▶ Exercise prompt
Set all the material down again unchanged, without the pictures.

* begin Dataset excerpt *

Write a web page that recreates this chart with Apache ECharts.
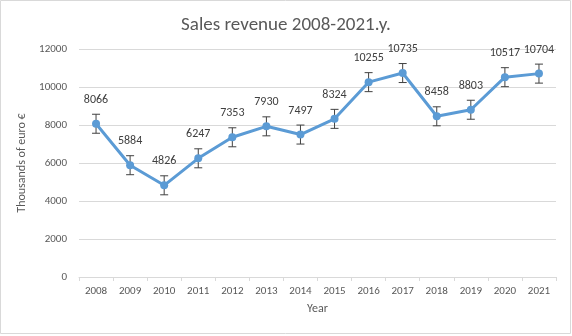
<!DOCTYPE html>
<html><head><meta charset="utf-8">
<script src="https://cdn.jsdelivr.net/npm/echarts@6/dist/echarts.min.js"></script>
<style>html,body{margin:0;padding:0;background:#fff}#c{width:572px;height:336px}</style>
</head><body><div id="c"></div>
<script>
const years = ['2008','2009','2010','2011','2012','2013','2014','2015','2016','2017','2018','2019','2020','2021'];
const revenue = [8066,5884,4826,6247,7353,7930,7497,8324,10255,10735,8458,8803,10517,10704];
const errorAmount = [500,500,500,500,500,500,500,500,500,500,500,500,500,500];
const yTicks = [0,2000,4000,6000,8000,10000,12000];

const chart = echarts.init(document.getElementById('c'), null, {renderer:'canvas'});
const errData = years.map((y,i)=>[i, revenue[i]-errorAmount[i], revenue[i]+errorAmount[i]]);
const font = 'Calibri, Carlito, "Open Sans", "Liberation Sans", sans-serif';
chart.setOption({
  animation:false,
  textStyle:{fontFamily:font},
  graphic:[{type:'rect',shape:{x:0.5,y:0.5,width:570,height:333},style:{fill:null,stroke:'#d9d9d9',lineWidth:1}}],
  title:{text:'Sales revenue 2008-2021.y.',left:'center',top:11,textStyle:{fontFamily:font,fontSize:19,fontWeight:'normal',color:'#595959'}},
  grid:{left:79,right:16,top:49,bottom:59},
  xAxis:{type:'category',data:years,boundaryGap:true,name:'Year',nameLocation:'middle',nameGap:26,
    nameTextStyle:{color:'#595959',fontSize:12,fontFamily:font},
    axisLine:{lineStyle:{color:'#d9d9d9'}},axisTick:{show:true,alignWithLabel:false,length:4,lineStyle:{color:'#d9d9d9'}},
    axisLabel:{color:'#595959',fontSize:11,margin:9,fontFamily:font}},
  yAxis:{type:'value',min:yTicks[0],max:yTicks[yTicks.length-1],interval:2000,name:'Thousands of euro €',nameLocation:'middle',nameGap:47,
    nameTextStyle:{color:'#595959',fontSize:12,fontFamily:font},
    axisLine:{show:false},axisTick:{show:false},
    splitLine:{lineStyle:{color:'#d9d9d9'}},
    axisLabel:{color:'#595959',fontSize:11,margin:12,fontFamily:font,formatter:v=>String(v)}},
  series:[
    {type:'custom',data:errData,z:1,renderItem:function(params,api){
      const x=api.value(0);const lo=api.coord([x,api.value(1)]);const hi=api.coord([x,api.value(2)]);
      const w=4;const st={stroke:'#404040',lineWidth:1};
      return {type:'group',children:[
        {type:'line',shape:{x1:lo[0],y1:lo[1],x2:hi[0],y2:hi[1]},style:st},
        {type:'line',shape:{x1:lo[0]-w,y1:lo[1],x2:lo[0]+w,y2:lo[1]},style:st},
        {type:'line',shape:{x1:hi[0]-w,y1:hi[1],x2:hi[0]+w,y2:hi[1]},style:st}]};
    }},
    {type:'line',data:revenue,z:3,symbol:'circle',symbolSize:8,
     itemStyle:{color:'#5b9bd5'},lineStyle:{color:'#5b9bd5',width:3},
     label:{show:true,position:'top',distance:14,color:'#404040',fontSize:12,fontFamily:font}}
  ]
});
</script></body></html>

* end Dataset excerpt *

▶ Exercise output
Write a web page that recreates this chart with Apache ECharts.
<!DOCTYPE html>
<html><head><meta charset="utf-8">
<script src="https://cdn.jsdelivr.net/npm/echarts@6/dist/echarts.min.js"></script>
<style>html,body{margin:0;padding:0;background:#fff}#c{width:572px;height:336px}</style>
</head><body><div id="c"></div>
<script>
const years = ['2008','2009','2010','2011','2012','2013','2014','2015','2016','2017','2018','2019','2020','2021'];
const revenue = [8066,5884,4826,6247,7353,7930,7497,8324,10255,10735,8458,8803,10517,10704];
const errorAmount = [500,500,500,500,500,500,500,500,500,500,500,500,500,500];
const yTicks = [0,2000,4000,6000,8000,10000,12000];

const chart = echarts.init(document.getElementById('c'), null, {renderer:'canvas'});
const errData = years.map((y,i)=>[i, revenue[i]-errorAmount[i], revenue[i]+errorAmount[i]]);
const font = 'Calibri, Carlito, "Open Sans", "Liberation Sans", sans-serif';
chart.setOption({
  animation:false,
  textStyle:{fontFamily:font},
  graphic:[{type:'rect',shape:{x:0.5,y:0.5,width:570,height:333},style:{fill:null,stroke:'#d9d9d9',lineWidth:1}}],
  title:{text:'Sales revenue 2008-2021.y.',left:'center',top:11,textStyle:{fontFamily:font,fontSize:19,fontWeight:'normal',color:'#595959'}},
  grid:{left:79,right:16,top:49,bottom:59},
  xAxis:{type:'category',data:years,boundaryGap:true,name:'Year',nameLocation:'middle',nameGap:26,
    nameTextStyle:{color:'#595959',fontSize:12,fontFamily:font},
    axisLine:{lineStyle:{color:'#d9d9d9'}},axisTick:{show:true,alignWithLabel:false,length:4,lineStyle:{color:'#d9d9d9'}},
    axisLabel:{color:'#595959',fontSize:11,margin:9,fontFamily:font}},
  yAxis:{type:'value',min:yTicks[0],max:yTicks[yTicks.length-1],interval:2000,name:'Thousands of euro €',nameLocation:'middle',nameGap:47,
    nameTextStyle:{color:'#595959',fontSize:12,fontFamily:font},
    axisLine:{show:false},axisTick:{show:false},
    splitLine:{lineStyle:{color:'#d9d9d9'}},
    axisLabel:{color:'#595959',fontSize:11,margin:12,fontFamily:font,formatter:v=>String(v)}},
  series:[
    {type:'custom',data:errData,z:1,renderItem:function(params,api){
      const x=api.value(0);const lo=api.coord([x,api.value(1)]);const hi=api.coord([x,api.value(2)]);
      const w=4;const st={stroke:'#404040',lineWidth:1};
      return {type:'group',children:[
        {type:'line',shape:{x1:lo[0],y1:lo[1],x2:hi[0],y2:hi[1]},style:st},
        {type:'line',shape:{x1:lo[0]-w,y1:lo[1],x2:lo[0]+w,y2:lo[1]},style:st},
        {type:'line',shape:{x1:hi[0]-w,y1:hi[1],x2:hi[0]+w,y2:hi[1]},style:st}]};
    }},
    {type:'line',data:revenue,z:3,symbol:'circle',symbolSize:8,
     itemStyle:{color:'#5b9bd5'},lineStyle:{color:'#5b9bd5',width:3},
     label:{show:true,position:'top',distance:14,color:'#404040',fontSize:12,fontFamily:font}}
  ]
});
</script></body></html>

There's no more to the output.